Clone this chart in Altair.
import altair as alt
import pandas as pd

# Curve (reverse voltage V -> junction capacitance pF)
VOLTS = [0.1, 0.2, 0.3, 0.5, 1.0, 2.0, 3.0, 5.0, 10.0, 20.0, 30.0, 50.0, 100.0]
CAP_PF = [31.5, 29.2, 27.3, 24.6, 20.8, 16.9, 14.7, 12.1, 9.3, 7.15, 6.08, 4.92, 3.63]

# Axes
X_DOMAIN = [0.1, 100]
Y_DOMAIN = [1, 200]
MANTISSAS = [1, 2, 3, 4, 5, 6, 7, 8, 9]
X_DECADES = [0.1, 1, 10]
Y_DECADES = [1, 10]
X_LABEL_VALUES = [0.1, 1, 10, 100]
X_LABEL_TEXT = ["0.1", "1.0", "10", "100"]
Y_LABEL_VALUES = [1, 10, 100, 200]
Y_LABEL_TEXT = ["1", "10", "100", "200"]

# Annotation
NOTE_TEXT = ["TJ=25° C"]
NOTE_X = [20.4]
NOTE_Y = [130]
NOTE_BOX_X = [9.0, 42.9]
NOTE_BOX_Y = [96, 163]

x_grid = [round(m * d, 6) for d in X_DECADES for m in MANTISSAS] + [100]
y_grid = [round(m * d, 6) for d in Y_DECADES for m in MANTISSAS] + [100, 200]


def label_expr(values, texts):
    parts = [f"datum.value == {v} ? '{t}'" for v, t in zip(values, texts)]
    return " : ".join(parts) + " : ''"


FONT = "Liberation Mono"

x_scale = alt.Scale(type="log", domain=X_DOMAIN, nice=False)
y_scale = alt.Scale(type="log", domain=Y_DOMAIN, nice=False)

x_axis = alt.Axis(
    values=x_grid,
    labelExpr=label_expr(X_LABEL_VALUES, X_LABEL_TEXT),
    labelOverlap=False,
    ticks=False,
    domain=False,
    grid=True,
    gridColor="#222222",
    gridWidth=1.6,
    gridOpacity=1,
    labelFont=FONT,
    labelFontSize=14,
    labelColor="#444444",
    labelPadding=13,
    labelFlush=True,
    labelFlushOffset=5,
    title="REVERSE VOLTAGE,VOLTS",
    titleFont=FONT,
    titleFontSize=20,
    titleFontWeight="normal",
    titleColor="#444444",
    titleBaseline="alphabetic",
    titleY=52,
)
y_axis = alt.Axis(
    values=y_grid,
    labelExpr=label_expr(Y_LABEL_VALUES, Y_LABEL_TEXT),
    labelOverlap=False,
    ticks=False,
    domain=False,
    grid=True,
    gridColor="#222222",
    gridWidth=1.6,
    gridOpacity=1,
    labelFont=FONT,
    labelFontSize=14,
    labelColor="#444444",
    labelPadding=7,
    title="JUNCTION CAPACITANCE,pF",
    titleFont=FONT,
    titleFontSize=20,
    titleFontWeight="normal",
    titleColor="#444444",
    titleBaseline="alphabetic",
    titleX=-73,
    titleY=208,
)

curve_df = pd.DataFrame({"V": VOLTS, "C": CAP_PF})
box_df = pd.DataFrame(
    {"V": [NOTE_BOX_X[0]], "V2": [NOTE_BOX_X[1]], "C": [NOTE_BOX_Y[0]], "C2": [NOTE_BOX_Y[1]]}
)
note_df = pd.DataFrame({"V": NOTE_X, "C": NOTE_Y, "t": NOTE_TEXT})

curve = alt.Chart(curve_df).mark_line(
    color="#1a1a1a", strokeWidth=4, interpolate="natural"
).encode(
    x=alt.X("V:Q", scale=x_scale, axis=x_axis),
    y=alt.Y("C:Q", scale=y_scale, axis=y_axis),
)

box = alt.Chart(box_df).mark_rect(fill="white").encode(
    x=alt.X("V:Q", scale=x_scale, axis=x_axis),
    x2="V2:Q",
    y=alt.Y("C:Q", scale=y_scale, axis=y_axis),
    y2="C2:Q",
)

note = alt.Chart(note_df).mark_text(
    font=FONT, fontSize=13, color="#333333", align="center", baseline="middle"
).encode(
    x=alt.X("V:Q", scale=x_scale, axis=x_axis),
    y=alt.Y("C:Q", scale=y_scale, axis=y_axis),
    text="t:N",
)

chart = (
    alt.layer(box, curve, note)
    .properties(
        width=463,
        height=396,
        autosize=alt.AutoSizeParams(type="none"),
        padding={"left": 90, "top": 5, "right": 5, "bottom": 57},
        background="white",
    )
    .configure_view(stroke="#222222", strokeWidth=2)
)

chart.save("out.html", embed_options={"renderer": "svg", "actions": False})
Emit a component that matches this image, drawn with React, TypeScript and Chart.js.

----

What the exercise asks: Lines holding the word "this" in the entries above are the ones to pull out. Copy them all.

Result of the task:
Clone this chart in Altair.
Emit a component that matches this image, drawn with React, TypeScript and Chart.js.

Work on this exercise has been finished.